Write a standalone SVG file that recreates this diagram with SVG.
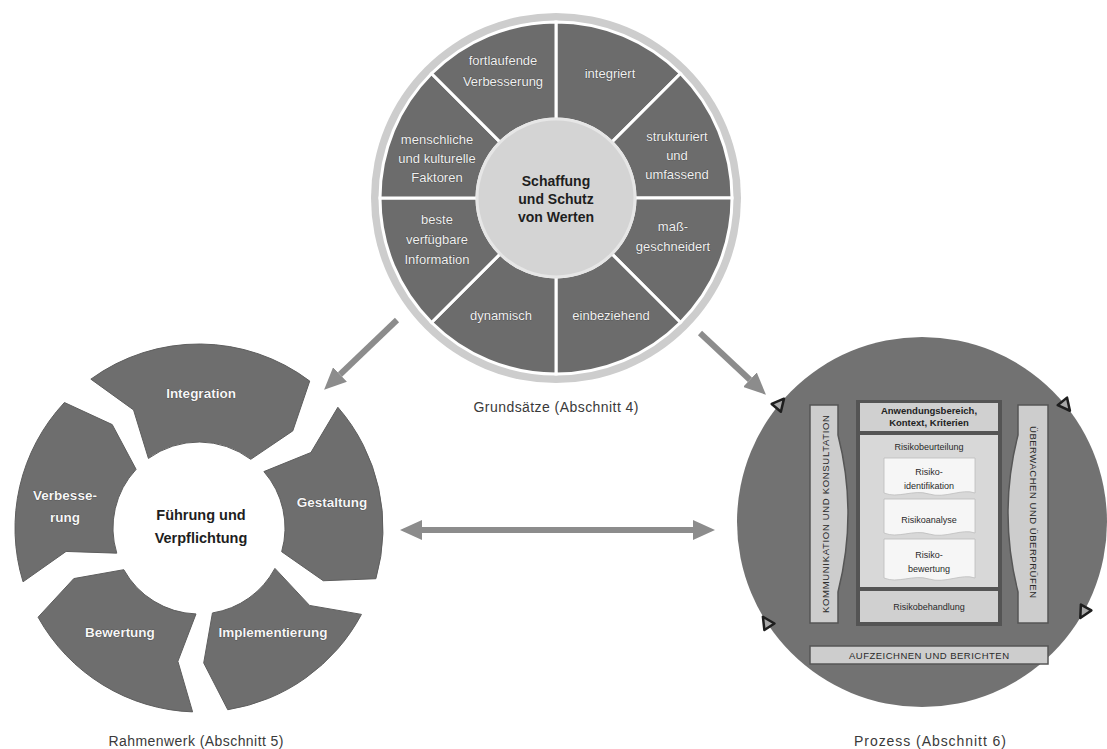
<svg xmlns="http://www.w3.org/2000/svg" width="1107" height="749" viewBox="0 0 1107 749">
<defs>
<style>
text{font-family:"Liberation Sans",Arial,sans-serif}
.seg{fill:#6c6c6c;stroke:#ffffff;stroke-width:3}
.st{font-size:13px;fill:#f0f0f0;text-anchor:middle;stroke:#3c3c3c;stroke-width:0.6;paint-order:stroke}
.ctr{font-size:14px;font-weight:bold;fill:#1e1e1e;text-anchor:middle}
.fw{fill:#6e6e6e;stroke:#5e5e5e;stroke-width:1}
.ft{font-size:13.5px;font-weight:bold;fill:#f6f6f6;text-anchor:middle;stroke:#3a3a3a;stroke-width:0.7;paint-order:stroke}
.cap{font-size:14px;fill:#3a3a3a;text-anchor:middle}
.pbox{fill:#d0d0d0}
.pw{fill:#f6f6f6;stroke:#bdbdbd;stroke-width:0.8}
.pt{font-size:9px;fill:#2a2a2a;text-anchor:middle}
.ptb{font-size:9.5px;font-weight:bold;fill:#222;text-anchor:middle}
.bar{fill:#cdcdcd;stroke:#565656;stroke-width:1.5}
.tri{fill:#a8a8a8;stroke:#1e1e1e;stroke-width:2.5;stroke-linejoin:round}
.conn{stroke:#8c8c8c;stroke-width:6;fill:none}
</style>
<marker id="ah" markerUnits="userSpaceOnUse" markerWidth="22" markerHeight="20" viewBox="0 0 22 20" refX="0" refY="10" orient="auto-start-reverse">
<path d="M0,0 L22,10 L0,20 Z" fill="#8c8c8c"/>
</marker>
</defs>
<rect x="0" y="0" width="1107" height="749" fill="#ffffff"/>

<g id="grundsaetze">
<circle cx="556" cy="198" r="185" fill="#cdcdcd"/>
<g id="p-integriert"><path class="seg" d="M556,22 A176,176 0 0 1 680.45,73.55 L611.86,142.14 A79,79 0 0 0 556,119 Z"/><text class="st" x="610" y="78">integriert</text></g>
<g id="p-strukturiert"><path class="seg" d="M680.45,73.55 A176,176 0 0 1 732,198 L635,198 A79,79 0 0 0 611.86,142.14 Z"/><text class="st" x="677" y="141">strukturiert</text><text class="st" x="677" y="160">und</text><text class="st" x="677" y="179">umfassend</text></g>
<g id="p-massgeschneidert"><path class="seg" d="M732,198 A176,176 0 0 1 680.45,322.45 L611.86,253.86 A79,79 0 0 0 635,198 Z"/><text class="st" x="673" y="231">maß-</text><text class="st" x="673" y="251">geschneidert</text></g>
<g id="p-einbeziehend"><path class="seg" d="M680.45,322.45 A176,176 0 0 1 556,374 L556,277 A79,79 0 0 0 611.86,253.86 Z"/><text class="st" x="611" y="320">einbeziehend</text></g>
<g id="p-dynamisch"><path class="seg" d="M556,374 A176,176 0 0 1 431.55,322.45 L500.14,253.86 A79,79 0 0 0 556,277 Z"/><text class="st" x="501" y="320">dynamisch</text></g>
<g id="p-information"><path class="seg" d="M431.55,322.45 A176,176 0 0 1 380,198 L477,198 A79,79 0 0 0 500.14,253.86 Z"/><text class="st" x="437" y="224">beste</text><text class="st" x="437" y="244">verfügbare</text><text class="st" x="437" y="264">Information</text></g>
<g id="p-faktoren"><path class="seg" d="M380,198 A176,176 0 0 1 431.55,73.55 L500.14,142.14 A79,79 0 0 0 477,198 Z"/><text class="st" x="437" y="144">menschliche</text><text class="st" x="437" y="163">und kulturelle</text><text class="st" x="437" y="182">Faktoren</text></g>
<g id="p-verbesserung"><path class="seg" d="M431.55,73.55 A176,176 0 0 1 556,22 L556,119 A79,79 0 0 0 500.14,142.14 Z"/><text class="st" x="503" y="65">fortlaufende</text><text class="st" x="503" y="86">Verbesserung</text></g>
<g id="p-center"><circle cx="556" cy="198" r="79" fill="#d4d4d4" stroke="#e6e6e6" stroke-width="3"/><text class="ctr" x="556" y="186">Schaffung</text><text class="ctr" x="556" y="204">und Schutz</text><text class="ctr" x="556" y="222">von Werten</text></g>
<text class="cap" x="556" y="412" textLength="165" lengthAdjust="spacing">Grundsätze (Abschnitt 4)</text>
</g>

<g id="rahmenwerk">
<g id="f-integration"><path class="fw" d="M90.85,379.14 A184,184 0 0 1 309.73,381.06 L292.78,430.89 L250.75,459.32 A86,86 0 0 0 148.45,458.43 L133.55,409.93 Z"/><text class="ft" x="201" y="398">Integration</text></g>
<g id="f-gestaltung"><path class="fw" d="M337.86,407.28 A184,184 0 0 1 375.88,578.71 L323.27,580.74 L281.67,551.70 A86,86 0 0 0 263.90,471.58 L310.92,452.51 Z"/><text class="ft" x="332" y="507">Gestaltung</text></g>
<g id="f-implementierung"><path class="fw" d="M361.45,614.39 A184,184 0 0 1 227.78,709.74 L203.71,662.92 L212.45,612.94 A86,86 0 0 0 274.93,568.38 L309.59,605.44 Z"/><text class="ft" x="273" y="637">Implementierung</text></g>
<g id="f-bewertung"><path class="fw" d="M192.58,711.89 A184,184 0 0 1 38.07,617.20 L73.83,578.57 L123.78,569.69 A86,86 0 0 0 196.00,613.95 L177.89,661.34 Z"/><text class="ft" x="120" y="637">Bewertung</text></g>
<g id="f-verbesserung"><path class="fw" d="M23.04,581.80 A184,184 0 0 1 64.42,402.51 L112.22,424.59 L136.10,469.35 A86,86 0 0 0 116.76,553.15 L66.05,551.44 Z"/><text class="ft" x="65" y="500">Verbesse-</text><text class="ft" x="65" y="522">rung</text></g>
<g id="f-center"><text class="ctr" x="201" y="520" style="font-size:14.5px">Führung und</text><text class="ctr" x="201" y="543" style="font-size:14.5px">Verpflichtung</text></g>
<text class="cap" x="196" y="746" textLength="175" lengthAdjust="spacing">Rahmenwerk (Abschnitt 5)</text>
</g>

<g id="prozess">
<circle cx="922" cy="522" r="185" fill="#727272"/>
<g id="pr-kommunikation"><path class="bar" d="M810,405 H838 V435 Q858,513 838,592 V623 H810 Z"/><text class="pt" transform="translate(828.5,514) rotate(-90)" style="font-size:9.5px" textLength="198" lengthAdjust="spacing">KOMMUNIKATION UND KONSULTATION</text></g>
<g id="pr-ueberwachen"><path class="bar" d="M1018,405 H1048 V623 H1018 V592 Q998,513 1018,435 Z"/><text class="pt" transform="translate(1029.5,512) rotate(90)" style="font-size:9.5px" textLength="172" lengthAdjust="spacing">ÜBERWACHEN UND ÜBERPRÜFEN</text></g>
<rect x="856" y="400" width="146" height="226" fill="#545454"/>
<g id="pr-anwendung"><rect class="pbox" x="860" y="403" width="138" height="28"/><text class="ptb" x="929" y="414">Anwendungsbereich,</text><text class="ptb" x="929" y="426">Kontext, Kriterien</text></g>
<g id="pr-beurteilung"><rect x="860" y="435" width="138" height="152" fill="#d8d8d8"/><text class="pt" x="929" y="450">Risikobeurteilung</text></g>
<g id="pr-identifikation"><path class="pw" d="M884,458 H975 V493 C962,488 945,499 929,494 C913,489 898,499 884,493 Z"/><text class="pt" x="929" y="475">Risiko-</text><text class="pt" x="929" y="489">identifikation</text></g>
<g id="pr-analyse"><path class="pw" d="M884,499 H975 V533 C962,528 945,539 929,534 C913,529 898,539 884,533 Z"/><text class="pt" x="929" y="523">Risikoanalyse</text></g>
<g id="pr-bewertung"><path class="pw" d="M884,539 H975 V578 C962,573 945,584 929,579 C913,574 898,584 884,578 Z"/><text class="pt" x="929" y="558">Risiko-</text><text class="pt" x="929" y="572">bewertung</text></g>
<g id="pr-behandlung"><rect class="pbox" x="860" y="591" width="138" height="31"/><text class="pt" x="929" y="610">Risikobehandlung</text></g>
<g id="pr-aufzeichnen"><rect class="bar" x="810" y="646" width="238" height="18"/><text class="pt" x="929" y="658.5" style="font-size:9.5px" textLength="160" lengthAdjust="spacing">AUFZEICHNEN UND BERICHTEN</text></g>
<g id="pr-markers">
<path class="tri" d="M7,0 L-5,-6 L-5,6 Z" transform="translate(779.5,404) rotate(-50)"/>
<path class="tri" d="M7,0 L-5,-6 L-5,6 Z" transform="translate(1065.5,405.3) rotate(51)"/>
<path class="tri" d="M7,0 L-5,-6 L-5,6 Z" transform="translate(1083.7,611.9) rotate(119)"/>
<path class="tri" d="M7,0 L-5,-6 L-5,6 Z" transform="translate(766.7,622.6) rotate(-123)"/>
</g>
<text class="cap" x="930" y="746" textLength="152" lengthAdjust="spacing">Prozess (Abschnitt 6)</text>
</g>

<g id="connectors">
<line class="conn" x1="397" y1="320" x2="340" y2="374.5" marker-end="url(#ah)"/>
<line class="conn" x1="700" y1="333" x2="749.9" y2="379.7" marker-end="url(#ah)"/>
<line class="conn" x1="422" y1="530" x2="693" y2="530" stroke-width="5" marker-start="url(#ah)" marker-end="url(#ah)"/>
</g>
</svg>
+--
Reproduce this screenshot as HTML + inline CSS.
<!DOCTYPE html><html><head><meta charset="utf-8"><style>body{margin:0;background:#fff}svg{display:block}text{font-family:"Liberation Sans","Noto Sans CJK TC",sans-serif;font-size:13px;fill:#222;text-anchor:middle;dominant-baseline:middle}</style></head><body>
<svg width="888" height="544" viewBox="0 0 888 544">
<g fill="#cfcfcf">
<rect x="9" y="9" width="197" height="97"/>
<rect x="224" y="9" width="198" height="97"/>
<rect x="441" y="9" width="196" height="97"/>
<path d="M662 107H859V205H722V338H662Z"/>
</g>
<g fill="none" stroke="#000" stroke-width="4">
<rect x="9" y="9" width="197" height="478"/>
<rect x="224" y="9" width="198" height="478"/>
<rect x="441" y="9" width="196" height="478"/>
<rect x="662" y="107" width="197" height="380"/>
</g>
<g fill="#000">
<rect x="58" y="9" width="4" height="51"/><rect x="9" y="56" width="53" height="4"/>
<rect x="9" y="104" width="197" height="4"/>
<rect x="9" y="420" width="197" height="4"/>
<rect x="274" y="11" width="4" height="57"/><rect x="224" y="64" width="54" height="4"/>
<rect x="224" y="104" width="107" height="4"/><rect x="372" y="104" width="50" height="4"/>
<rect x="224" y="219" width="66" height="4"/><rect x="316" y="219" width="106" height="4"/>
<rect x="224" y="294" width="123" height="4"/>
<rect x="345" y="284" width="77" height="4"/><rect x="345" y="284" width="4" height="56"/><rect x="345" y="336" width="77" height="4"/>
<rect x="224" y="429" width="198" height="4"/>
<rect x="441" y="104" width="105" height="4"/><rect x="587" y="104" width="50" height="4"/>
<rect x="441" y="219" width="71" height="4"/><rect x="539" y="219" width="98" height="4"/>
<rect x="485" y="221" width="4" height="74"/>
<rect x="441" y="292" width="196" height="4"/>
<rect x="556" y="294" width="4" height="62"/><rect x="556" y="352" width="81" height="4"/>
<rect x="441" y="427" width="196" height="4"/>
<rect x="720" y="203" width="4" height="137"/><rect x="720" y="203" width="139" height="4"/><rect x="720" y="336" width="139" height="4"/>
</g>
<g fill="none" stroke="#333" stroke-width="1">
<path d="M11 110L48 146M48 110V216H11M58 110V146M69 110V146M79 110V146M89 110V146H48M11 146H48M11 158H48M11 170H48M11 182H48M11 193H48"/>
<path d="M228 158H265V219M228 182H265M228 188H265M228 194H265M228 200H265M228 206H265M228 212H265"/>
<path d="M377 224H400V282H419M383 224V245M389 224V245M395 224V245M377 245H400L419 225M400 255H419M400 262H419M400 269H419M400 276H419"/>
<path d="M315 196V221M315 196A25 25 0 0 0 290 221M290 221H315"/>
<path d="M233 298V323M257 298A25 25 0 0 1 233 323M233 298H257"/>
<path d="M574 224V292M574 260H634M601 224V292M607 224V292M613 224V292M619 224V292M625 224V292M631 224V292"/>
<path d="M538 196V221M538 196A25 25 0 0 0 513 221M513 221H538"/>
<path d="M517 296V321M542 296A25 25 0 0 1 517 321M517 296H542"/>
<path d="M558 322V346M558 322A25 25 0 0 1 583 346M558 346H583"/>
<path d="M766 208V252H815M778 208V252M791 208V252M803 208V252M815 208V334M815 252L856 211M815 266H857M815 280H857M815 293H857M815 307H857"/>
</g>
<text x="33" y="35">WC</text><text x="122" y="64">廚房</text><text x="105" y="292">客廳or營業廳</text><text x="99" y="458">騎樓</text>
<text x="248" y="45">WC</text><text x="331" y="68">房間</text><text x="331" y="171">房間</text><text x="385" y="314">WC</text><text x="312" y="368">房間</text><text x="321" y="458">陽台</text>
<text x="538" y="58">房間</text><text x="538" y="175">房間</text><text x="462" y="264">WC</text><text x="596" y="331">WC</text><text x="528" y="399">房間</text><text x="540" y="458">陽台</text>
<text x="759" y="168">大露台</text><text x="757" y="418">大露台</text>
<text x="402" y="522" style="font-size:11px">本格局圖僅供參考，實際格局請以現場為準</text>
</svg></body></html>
+--
Locate the word "this" in the records and collect each line it appears in.

■ **Correct response**
Write a standalone SVG file that recreates this diagram with SVG.
Reproduce this screenshot as HTML + inline CSS.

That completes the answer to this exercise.